Bundesliga: Now Available in 51% More of the World!By: Daryl | August 19th, 2010
The German Bundesliga season kicks off tomorrow, when current champions Bayern Munich host 2008/9 champions Wolfsburg (who will be managed by none other than Steve McClaren). Things are looking pretty rosy for the league, with a mix of big names and exciting young talent, a shiny new logo and now – kerching – a more lucrative international broadcasting deal.

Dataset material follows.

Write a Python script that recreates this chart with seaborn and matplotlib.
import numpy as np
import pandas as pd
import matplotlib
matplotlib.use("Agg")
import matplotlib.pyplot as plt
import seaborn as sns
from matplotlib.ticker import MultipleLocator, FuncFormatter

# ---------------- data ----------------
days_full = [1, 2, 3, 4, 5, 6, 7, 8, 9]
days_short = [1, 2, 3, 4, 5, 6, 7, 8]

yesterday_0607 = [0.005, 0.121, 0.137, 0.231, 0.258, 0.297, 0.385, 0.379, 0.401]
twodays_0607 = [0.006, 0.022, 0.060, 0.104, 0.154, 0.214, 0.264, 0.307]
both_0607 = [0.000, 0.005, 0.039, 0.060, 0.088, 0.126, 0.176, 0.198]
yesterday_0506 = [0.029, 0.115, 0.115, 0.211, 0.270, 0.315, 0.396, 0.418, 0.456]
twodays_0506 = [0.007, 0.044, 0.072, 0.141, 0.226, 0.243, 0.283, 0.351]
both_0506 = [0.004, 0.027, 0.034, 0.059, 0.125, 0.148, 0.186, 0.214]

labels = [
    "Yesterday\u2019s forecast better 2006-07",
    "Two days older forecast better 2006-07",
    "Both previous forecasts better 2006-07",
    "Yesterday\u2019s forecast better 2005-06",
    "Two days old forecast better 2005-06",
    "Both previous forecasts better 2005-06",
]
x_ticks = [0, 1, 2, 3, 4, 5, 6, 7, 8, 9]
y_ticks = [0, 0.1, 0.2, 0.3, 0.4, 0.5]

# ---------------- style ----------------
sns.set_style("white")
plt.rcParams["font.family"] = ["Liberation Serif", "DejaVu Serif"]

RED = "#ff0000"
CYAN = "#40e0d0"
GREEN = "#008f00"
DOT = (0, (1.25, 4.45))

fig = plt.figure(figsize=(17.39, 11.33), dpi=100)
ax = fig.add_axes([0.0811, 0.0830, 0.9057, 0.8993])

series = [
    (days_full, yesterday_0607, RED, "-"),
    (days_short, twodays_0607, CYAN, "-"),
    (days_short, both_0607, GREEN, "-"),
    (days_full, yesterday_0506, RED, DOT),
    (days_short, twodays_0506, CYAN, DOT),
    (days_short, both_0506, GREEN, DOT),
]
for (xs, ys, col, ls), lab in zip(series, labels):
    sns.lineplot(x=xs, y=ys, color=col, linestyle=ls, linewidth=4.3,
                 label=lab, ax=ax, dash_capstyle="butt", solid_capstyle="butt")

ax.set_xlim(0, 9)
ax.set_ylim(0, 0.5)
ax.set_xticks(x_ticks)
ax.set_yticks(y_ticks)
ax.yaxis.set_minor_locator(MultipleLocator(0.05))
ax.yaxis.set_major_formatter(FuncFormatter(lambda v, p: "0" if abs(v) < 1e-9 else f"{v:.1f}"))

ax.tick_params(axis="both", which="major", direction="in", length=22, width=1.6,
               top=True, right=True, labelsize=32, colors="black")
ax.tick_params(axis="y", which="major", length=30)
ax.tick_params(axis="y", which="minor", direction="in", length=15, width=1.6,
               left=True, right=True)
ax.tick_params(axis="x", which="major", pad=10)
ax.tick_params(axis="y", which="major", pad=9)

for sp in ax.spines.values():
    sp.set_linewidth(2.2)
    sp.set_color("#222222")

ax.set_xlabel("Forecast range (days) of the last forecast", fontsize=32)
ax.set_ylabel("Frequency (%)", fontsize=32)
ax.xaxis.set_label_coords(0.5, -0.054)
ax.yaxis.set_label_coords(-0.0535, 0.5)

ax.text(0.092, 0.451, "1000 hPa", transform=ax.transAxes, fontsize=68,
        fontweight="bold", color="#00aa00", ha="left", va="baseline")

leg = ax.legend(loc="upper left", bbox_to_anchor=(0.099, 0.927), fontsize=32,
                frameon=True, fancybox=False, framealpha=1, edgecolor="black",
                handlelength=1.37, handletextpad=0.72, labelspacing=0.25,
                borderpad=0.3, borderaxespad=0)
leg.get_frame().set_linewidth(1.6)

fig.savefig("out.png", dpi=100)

Mesut Özil and Sami Khedira may have jumped from the Bundesliga boat and climbed aboard the Real Madrid yacht, but the ship will keep sailing just fine without them. Arjen Roben and Franck Ribery are still at Bayern, Michael Ballack is back, and will play for Bayer Leverkusen, while Raul has famously joined Schalke. Factor in youngsters like Werder Bremen’s Marko Marin (officially the fastest dribbler in Germany) and Bayern’s Toni Kroos, plus the buzz around a youthful Germany’s exciting World Cup run, and you can see why the world is paying a little more attention to German domestic football this year, and bringing the Bundesliga a little more money, apparently 10% more than last season:
“Internationally we have boosted our activities,” German football league CEO Christian Seifert told Reuters in an interview the day before the new season kicks off. “For 2010-11 we will have (international TV rights revenues) of over 40 million euros (£35m).”
“So definitely a double-digit increase,” he said, adding they had also more territories buying the rights worldwide this season, up from 138 to 208.
“The Bundesliga is a very attractive product. We had the largest number of World Cup players after the Premiership,” he said, adding that Germany’s World Cup run and big-name Bundesliga signings had contributed to that.”
Obviously that €40 million figure is way way short of the English Premier League’s international broadcasting deal, worth £1.4 billion over the next three seasons. However, adding 70 new territories can only be a good thing for domestic German football. From 138 to 208 territories is a 51% increase and quite an expansion. So the future of the Bundesliga as a business seems bright, especially while things like the 50+1 rule and low ticket prices (in comparison to other major European leagues) suggest the Bundesliga’s slow and steady growth will continue, while other leagues are wobbling with debt.